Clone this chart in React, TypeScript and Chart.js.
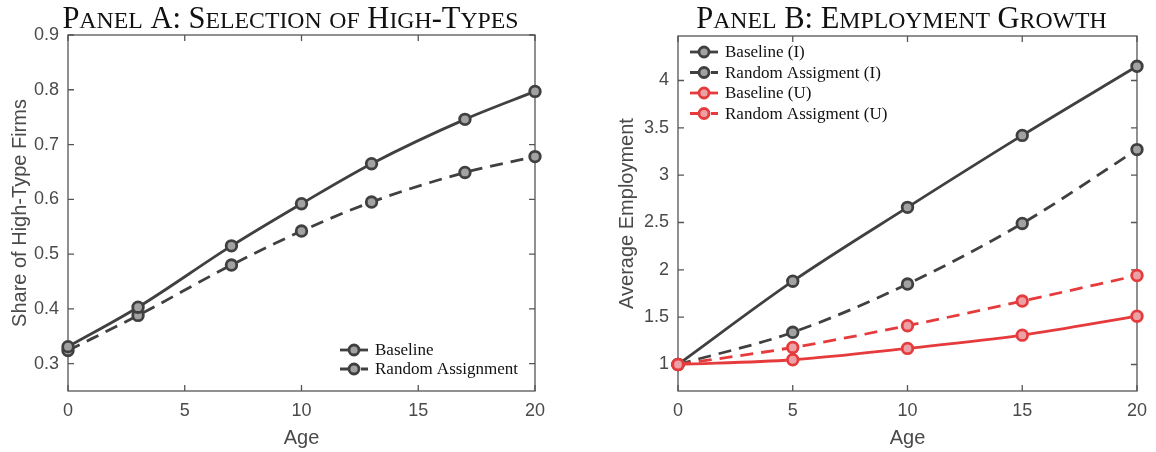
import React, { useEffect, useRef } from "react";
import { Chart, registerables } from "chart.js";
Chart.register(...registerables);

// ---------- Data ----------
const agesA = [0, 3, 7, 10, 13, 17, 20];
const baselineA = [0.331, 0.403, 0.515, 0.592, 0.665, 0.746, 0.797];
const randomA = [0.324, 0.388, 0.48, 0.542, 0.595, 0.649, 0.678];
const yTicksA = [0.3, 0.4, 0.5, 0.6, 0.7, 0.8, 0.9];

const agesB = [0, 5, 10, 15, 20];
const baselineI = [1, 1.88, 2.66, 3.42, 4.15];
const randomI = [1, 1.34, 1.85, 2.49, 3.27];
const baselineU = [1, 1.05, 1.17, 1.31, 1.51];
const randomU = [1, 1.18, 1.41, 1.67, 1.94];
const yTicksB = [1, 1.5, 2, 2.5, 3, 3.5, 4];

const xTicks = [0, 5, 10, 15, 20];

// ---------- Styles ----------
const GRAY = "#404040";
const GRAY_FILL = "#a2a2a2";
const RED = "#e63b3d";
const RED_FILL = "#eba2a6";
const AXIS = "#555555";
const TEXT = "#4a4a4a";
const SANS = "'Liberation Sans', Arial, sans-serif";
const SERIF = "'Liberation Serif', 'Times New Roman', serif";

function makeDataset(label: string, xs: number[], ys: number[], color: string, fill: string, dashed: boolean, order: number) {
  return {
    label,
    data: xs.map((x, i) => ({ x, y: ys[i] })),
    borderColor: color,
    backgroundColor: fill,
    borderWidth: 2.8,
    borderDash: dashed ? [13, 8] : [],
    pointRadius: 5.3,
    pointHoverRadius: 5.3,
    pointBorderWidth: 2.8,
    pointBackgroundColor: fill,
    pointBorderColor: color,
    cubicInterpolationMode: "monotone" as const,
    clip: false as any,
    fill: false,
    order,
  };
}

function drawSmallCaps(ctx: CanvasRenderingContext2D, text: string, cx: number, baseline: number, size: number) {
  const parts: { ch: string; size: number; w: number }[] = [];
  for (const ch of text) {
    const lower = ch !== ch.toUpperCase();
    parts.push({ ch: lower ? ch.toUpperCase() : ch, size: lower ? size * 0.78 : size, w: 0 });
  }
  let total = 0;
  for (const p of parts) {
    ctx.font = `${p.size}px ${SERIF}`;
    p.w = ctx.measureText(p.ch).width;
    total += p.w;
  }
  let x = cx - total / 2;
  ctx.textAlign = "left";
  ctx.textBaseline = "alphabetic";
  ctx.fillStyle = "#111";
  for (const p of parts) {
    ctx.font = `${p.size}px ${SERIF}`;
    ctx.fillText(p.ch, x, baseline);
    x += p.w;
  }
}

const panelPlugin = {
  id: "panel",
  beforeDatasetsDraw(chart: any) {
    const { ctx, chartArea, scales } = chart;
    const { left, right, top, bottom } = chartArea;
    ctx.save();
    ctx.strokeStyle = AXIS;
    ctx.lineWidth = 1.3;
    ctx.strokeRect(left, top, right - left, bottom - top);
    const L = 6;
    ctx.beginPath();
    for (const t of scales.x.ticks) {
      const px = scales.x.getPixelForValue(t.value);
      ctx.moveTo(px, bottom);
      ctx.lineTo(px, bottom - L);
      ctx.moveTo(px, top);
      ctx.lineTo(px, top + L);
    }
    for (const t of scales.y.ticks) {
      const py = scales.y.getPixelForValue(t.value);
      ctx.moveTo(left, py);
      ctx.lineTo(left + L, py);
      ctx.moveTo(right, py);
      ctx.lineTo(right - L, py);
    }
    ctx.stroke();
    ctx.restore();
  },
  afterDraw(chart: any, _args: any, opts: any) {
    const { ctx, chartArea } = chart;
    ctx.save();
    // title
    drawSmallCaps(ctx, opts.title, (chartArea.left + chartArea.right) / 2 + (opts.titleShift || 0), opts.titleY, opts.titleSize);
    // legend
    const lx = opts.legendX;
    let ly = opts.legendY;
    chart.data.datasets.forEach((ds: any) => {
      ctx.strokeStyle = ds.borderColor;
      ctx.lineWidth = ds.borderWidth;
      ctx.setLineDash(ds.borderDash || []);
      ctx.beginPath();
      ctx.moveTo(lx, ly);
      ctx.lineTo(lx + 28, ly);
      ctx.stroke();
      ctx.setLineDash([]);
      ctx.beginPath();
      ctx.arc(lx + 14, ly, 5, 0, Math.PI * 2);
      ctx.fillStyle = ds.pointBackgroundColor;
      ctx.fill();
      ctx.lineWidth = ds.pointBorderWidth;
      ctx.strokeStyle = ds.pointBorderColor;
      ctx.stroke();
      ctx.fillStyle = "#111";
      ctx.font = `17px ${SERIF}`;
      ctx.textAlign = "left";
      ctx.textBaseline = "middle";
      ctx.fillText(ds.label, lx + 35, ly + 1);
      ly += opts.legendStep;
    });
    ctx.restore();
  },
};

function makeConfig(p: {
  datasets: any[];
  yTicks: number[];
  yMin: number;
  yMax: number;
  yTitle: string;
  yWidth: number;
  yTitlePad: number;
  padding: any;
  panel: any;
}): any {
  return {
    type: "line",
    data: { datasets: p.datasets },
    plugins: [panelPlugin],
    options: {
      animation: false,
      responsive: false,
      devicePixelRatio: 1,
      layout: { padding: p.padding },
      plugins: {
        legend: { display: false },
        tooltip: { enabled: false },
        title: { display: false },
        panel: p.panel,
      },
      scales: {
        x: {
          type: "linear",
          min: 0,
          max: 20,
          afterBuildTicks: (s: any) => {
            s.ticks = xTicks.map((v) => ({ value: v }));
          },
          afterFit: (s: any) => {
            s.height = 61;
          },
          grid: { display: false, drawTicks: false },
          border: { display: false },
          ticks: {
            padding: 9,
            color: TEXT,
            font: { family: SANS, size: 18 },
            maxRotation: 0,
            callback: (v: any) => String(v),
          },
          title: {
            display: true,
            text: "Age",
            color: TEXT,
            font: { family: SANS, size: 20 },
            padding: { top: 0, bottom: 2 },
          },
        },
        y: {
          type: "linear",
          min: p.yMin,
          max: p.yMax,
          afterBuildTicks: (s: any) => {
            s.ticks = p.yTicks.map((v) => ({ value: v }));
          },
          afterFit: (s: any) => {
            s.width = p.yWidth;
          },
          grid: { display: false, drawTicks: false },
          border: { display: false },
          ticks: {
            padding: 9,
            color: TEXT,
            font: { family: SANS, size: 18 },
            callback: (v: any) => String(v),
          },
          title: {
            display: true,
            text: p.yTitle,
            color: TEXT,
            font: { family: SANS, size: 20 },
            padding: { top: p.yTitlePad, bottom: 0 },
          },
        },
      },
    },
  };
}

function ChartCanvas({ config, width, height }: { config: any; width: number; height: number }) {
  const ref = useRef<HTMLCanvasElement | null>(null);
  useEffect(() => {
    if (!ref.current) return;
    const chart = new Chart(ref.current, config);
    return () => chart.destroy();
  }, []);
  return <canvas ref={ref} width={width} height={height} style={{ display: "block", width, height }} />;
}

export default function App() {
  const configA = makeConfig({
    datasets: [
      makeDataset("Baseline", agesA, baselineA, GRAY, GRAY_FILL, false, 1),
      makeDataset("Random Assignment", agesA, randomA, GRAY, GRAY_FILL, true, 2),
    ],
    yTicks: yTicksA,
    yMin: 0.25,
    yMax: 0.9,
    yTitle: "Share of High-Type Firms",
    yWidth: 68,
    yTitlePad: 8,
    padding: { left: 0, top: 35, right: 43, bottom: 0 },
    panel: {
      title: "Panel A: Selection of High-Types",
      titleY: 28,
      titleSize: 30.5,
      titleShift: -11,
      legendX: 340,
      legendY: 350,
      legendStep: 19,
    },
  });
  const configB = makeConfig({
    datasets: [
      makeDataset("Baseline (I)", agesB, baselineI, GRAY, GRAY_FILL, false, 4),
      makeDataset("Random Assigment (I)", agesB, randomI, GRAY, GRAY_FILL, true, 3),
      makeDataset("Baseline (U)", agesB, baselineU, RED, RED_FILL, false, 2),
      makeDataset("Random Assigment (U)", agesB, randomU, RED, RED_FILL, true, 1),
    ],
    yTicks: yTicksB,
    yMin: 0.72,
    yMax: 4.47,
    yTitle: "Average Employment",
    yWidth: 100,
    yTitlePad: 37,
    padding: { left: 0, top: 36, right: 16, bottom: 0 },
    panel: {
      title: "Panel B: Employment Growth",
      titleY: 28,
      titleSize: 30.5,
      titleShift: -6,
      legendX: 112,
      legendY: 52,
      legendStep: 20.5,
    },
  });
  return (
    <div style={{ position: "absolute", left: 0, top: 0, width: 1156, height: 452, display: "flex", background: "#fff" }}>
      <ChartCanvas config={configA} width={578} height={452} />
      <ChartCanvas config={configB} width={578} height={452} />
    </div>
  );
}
• • • • • • •
» **EXERCISE REQUIREMENTS**: Leave out the pictures and repeat exactly the lines from the start of the material through the line that contains "Serif', 'Times New", both included.

» **RESPONSE**:
Clone this chart in React, TypeScript and Chart.js.
import React, { useEffect, useRef } from "react";
import { Chart, registerables } from "chart.js";
Chart.register(...registerables);

// ---------- Data ----------
const agesA = [0, 3, 7, 10, 13, 17, 20];
const baselineA = [0.331, 0.403, 0.515, 0.592, 0.665, 0.746, 0.797];
const randomA = [0.324, 0.388, 0.48, 0.542, 0.595, 0.649, 0.678];
const yTicksA = [0.3, 0.4, 0.5, 0.6, 0.7, 0.8, 0.9];

const agesB = [0, 5, 10, 15, 20];
const baselineI = [1, 1.88, 2.66, 3.42, 4.15];
const randomI = [1, 1.34, 1.85, 2.49, 3.27];
const baselineU = [1, 1.05, 1.17, 1.31, 1.51];
const randomU = [1, 1.18, 1.41, 1.67, 1.94];
const yTicksB = [1, 1.5, 2, 2.5, 3, 3.5, 4];

const xTicks = [0, 5, 10, 15, 20];

// ---------- Styles ----------
const GRAY = "#404040";
const GRAY_FILL = "#a2a2a2";
const RED = "#e63b3d";
const RED_FILL = "#eba2a6";
const AXIS = "#555555";
const TEXT = "#4a4a4a";
const SANS = "'Liberation Sans', Arial, sans-serif";
const SERIF = "'Liberation Serif', 'Times New Roman', serif";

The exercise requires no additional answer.